Local knowledge coupled with smart inventory handling

Today, we have close to 12 million of these small stores across India. Despite the expansion of organised, modern retail and e-commerce players, kirana stores hold their sway over the grocery retail business with a whopping 90 per cent share.

Their accessibility, convenience and the variety of locally relevant goods they stock makes these seemingly small stores popular. They are better tuned in to the requirements of their regular customer base than several larger players. If you are looking for a Maharashtrian Chivada or lonche; Guntur chilli or Karnataka’s Mankattu chilli, you are more likely to find it in a kirana store just around the corner than on the shelfs of some fancy supermarket.

Their intimate knowledge of the local consumer community helps them with smarter utilisation of their limited store space, since they stock only what they need while using the wholesaler as a warehouse. In addition, they also tend to provide free delivery in less than an hour with a handy credit facility for regular customers.

Another key reason the kirana model will sustain itself is because supermarkets in Indian face massive capital costs involved in real estate, which has a bearing on their pricing and profitability. The small neighbourhood store, on the other hand, manages with fewer stock keeping units (SKU) in a small space.

Margins continue to remain low for online grocery players

In the ongoing debate around the merits and demerits of e-commerce in India, one fact that remains indisputable is that making money by selling grocery online is one of the hardest things to do. The cost of customer acquisition for online retailers will remain high and keep going up. For the foreseeable future, they are most likely to have a high cash burn rate and will eventually have to make course corrections towards a profitable and sustainable business model.

In the long term, they may see good traction for items such as apparel, mobile, television, but making money in food and grocery where the margins are wafer thin is going to be quite challenging. In food retailing business, you need specialised infrastructure and cold chains which requires huge investments which eventually impacts overall cost and sustainability of the business. Additionally, customers will keep buying online till the time there are discounts and offers. However, people are more comfortable buying from their neighbourhood stores as it is easy and you don’t have to wait for the delivery. Kiranas play an important role in last mile connectivity and it is imperative to create an eco-system to support kiranas and help them deliver.

Merging the online and offline can empower businesses and consumers

The future is not a question of offline versus online, but how online can complement offline; as both will continue to thrive in different ways.

Rather than trying to bet on the demise of the kirana stores, we should do the exact opposite — empower them. By modernising the kirana shops, we will be ensuring that business becomes better both on the supply side and the demand side, and that both customers and business owners benefit.
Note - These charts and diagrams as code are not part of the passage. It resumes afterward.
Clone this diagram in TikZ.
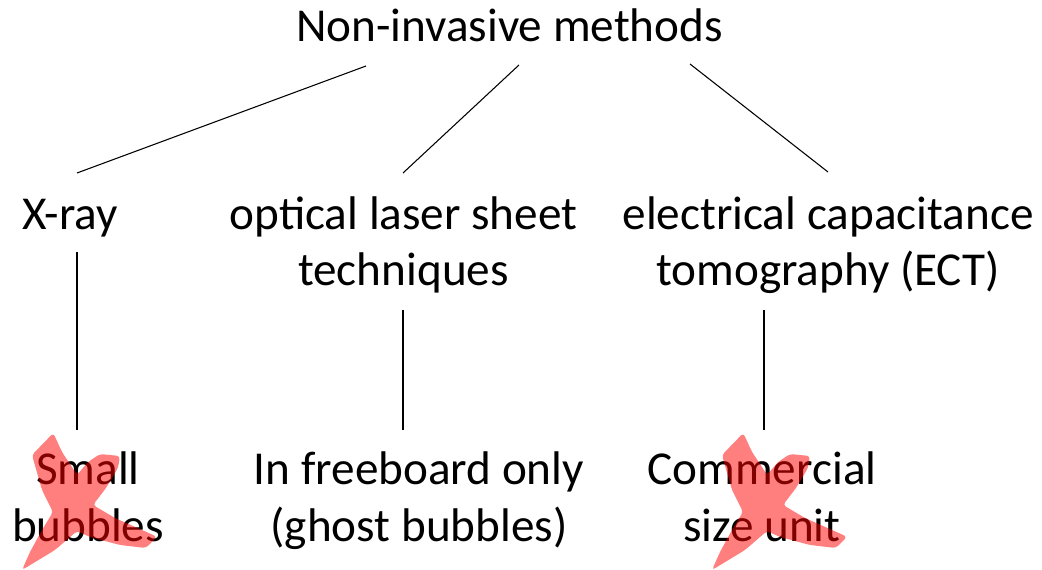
\documentclass[tikz,border=0pt]{standalone}
\usepackage{fontspec}
\setmainfont{Carlito}
\usetikzlibrary{calc}
\begin{document}
\begin{tikzpicture}[x=0.75pt,y=-0.75pt,
  lbl/.style={inner sep=0pt,align=center,anchor=base,font=\fontsize{35.4pt}{42.3pt}\selectfont},
  conn/.style={draw=black,line width=0.8pt},
  xmark/.style={fill=red,fill opacity=0.5,rounded corners=2.5pt}]
\useasboundingbox (0,0) rectangle (1042,570);
% single-line nodes: base = baseline; multi-line nodes: base = last baseline
\node[lbl] (top) at (509.5,42) {Non-invasive methods};
\node[lbl] (xray) at (70,230) {X-ray};
\node[lbl] (opt) at (403.5,286) {optical laser sheet\\techniques};
\node[lbl] (ect) at (828,286) {electrical capacitance\\tomography (ECT)};
\node[lbl] (small) at (88,541) {Small\\bubbles};
\node[lbl] (free) at (419,541) {In freeboard only\\(ghost bubbles)};
\node[lbl] (comm) at (762,541) {Commercial\\size unit};
% connectors
\draw[conn] ($(top.base)+(-143.5,24)$) -- ($(xray.base)+(7,-57)$);
\draw[conn] ($(top.base)+(9.5,23)$) -- ($(opt.base)+(-0.5,-113)$);
\draw[conn] ($(top.base)+(180.5,22)$) -- ($(ect.base)+(0,-114)$);
\draw[conn] ($(xray.base)+(7,22)$) -- ($(small.base)+(-11,-111)$);
\draw[conn] ($(opt.base)+(-0.5,24)$) -- ($(free.base)+(-16,-111)$);
\draw[conn] ($(ect.base)+(-64,24)$) -- ($(comm.base)+(2,-111)$);
% red crosses
\foreach \dx in {0,690}{
\begin{scope}[xshift=\dx*0.75pt]
\fill[xmark] (53.3,433) -- (62,452) -- (72,467) -- (77,475) -- (88,462) -- (100,454)
  -- (120,456) -- (118,468) -- (106,488) -- (93,505) -- (115,518) -- (157,536.7)
  -- (146,548) -- (120,545) -- (90,537) -- (77,531) -- (55,550) -- (22,570)
  -- (30,552) -- (42,530) -- (53,512) -- (42,490) -- (32,455) -- cycle;
\end{scope}}
\end{tikzpicture}
\end{document}
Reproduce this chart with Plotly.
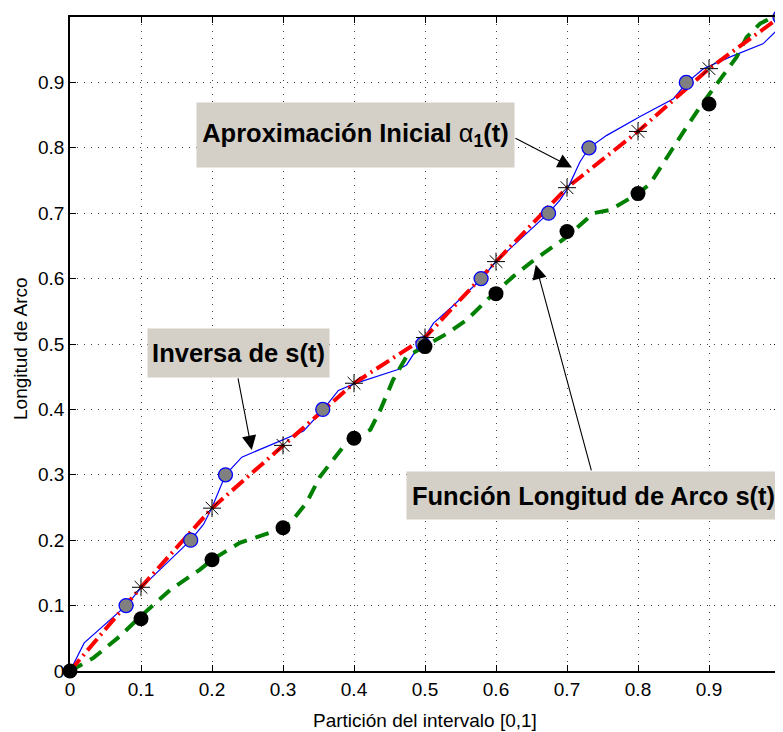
import plotly.graph_objects as go

# particion del intervalo y valores
t_part = [0, 0.1, 0.2, 0.3, 0.4, 0.5, 0.6, 0.7, 0.8, 0.9]
s_vals = [0, 0.08, 0.17, 0.219, 0.356, 0.496, 0.577, 0.672, 0.73, 0.867]
alpha_t = [0, 0.1, 0.2, 0.3, 0.4, 0.5, 0.6, 0.7, 0.8, 0.9, 1.0]
alpha_vals = [0, 0.128, 0.249, 0.345, 0.44, 0.51, 0.626, 0.739, 0.825, 0.921, 1.0]

# puntos de la inversa (marcadores)
inv_x = [0.079, 0.17, 0.219, 0.356, 0.497, 0.579, 0.674, 0.731, 0.868, 1.0]
inv_y = [0.1, 0.2, 0.3, 0.4, 0.5, 0.6, 0.7, 0.8, 0.9, 1.0]

# curva inversa de s(t)
blue_x = [0, 0.02, 0.079, 0.1, 0.17, 0.188, 0.2, 0.219, 0.242, 0.30, 0.329, 0.356, 0.378, 0.4,
          0.462, 0.474, 0.497, 0.512, 0.538, 0.579, 0.6, 0.648, 0.674, 0.69, 0.701, 0.718, 0.731,
          0.756, 0.803, 0.85, 0.868, 0.892, 0.93, 0.976, 0.995, 1.0]
blue_y = [0, 0.043, 0.1, 0.127, 0.2, 0.224, 0.25, 0.3, 0.327, 0.354, 0.367, 0.399, 0.429, 0.439,
          0.461, 0.468, 0.506, 0.532, 0.557, 0.599, 0.626, 0.674, 0.7, 0.72, 0.738, 0.778, 0.8,
          0.819, 0.848, 0.875, 0.899, 0.921, 0.939, 0.959, 0.979, 1.0]

# curva longitud de arco s(t)
green_x = [0, 0.033, 0.07, 0.1, 0.141, 0.183, 0.2, 0.239, 0.286, 0.31, 0.333, 0.352, 0.385, 0.4,
           0.423, 0.437, 0.455, 0.474, 0.499, 0.531, 0.559, 0.592, 0.624, 0.653, 0.70, 0.737,
           0.761, 0.784, 0.8, 0.817, 0.836, 0.859, 0.887, 0.915, 0.939, 0.953, 0.972, 0.985, 1.0]
green_y = [0, 0.02, 0.053, 0.084, 0.124, 0.155, 0.17, 0.196, 0.213, 0.226, 0.257, 0.297, 0.343, 0.356,
           0.369, 0.399, 0.445, 0.481, 0.496, 0.516, 0.537, 0.572, 0.603, 0.628, 0.664, 0.7,
           0.705, 0.72, 0.73, 0.745, 0.776, 0.816, 0.862, 0.903, 0.939, 0.969, 0.99, 0.997, 1.0]

tick_vals = [0, 0.1, 0.2, 0.3, 0.4, 0.5, 0.6, 0.7, 0.8, 0.9]
tick_text = ['0', '0.1', '0.2', '0.3', '0.4', '0.5', '0.6', '0.7', '0.8', '0.9']

fig = go.Figure()

fig.add_trace(go.Scatter(x=blue_x, y=blue_y, mode='lines',
                         line=dict(color='#0000ff', width=1.2), cliponaxis=False))
fig.add_trace(go.Scatter(x=green_x, y=green_y, mode='lines',
                         line=dict(color='#008000', width=4, dash='14px,9px')))
fig.add_trace(go.Scatter(x=alpha_t, y=alpha_vals, mode='lines',
                         line=dict(color='#ff0000', width=4, dash='15px,5px,2px,5px')))
fig.add_trace(go.Scatter(x=inv_x, y=inv_y, mode='markers', cliponaxis=False,
                         marker=dict(symbol='circle', size=14, color='#808080',
                                     line=dict(color='#0000ff', width=1.3))))
fig.add_trace(go.Scatter(x=t_part, y=s_vals, mode='markers', cliponaxis=False,
                         marker=dict(symbol='circle', size=15, color='black')))
fig.add_trace(go.Scatter(x=alpha_t[1:-1], y=alpha_vals[1:-1], mode='markers', cliponaxis=False,
                         marker=dict(symbol='asterisk-open', size=15, color='black',
                                     line=dict(color='black', width=1))))

box_font = dict(family='Liberation Sans, Arial', size=25.5, color='black')

# cajas de texto
fig.add_annotation(x=0.402, y=0.819, xref='x', yref='y', showarrow=False,
                   text='<b>Aproximación Inicial </b>α<sub><b>1</b></sub><b>(t)</b>',
                   font=box_font, bgcolor='#d4d0c8', width=317, height=64, borderpad=0)
fig.add_annotation(x=0.237, y=0.486, xref='x', yref='y', showarrow=False,
                   text='<b>Inversa de s(t)</b>',
                   font=box_font, bgcolor='#d4d0c8', width=181, height=48, borderpad=0)
fig.add_annotation(x=0.737, y=0.269, xref='x', yref='y', showarrow=False,
                   text='<b>Función Longitud de Arco s(t)</b>',
                   font=box_font, bgcolor='#d4d0c8', width=373, height=47, borderpad=0)

# flechas
arrow = dict(xref='x', yref='y', text='', showarrow=True, arrowhead=2, arrowsize=2.6,
             arrowwidth=1.1, arrowcolor='black', standoff=0)
fig.add_annotation(x=0.707, y=0.770, ax=-58, ay=-30, **arrow)
fig.add_annotation(x=0.256, y=0.338, ax=-14, ay=-73, **arrow)
fig.add_annotation(x=0.656, y=0.621, ax=56, ay=207, **arrow)

# titulos de ejes
fig.add_annotation(x=0.5, y=0, xref='paper', yref='paper', yanchor='middle', yshift=-49,
                   showarrow=False, text='Partición del intervalo [0,1]',
                   font=dict(family='Liberation Sans, Arial', size=19, color='black'))
fig.add_annotation(x=0, y=0.5, xref='paper', yref='paper', xanchor='center', yanchor='middle',
                   xshift=-50, yshift=-5, showarrow=False, textangle=-90, text='Longitud de Arco',
                   font=dict(family='Liberation Sans, Arial', size=19, color='black'))

axis_common = dict(range=[0, 1], tickvals=tick_vals, ticktext=tick_text, automargin=False,
                   ticks='inside', ticklen=6, tickcolor='black', tickwidth=1,
                   showline=True, linecolor='black', linewidth=1.5, mirror='allticks',
                   showgrid=True, gridcolor='#444444', gridwidth=1, griddash='1px,6px',
                   zeroline=False, tickfont=dict(family='Liberation Sans, Arial', size=19, color='black'))

fig.update_xaxes(**axis_common)
fig.update_yaxes(**axis_common)

# la pagina tiene 8px de margen en el body
fig.update_layout(width=775, height=724, showlegend=False,
                  margin=dict(l=62, r=3, t=9, b=61),
                  plot_bgcolor='white', paper_bgcolor='white')

fig.write_html('out.html')
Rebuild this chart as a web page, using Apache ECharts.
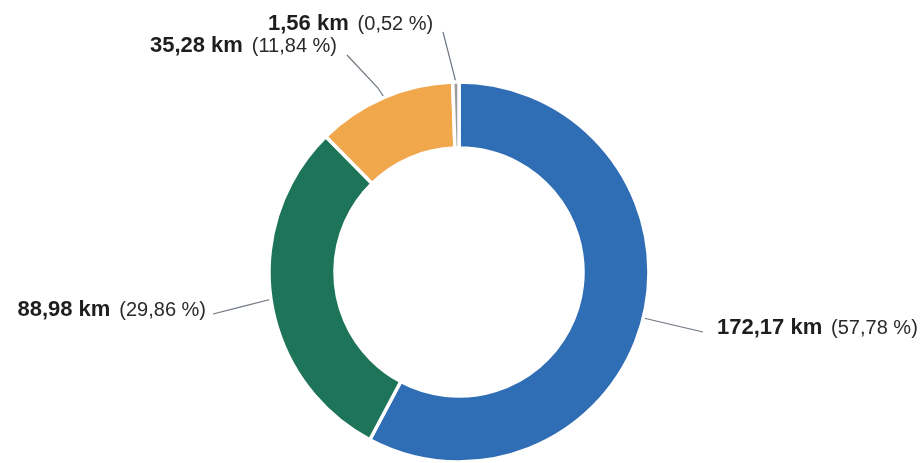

There are ample technological solutions that can bring the humble kirana store into the mainstream of the e-commerce revolution, but only a few big players are exploring this option right now.

The more sustainable solution is increased digitisation and hyper localisation of the kirana, POS billing, app payment, back-end integration of the kirana and competitive pricing with discounts to be passed on to customers in order to enable them to compete with the modern retailers and e-commerce players. Mobile applications which have the ability to scan and issue bills from a printer are the next stage of evolution for the kirana store. Another step would be re-skilling of the owners and staff of the kirana stores by training them with planograms, assortment selection and effective product placement to improve their margins.

Digitisation is just one step, there is much more the industry can do to ensure that these stores thrive and complement the online businesses.

Most kiranas work on credit with suppliers and customers, so working capital loans become a critical component of their business operations.

The human element as the differentiator

Even if big box retail and e-commerce find a way to be profitable, kiranas will dominate the consumption market with a share in excess of 80 per cent.

Technology can only make things better but customers still prefer a human interface. Most kiranas have personal relationships with their customers; they serve as shopping advisors to them and enjoy a deep level of trust.

This will remain the key differentiator, and the reason why kiranas will continue to succeed.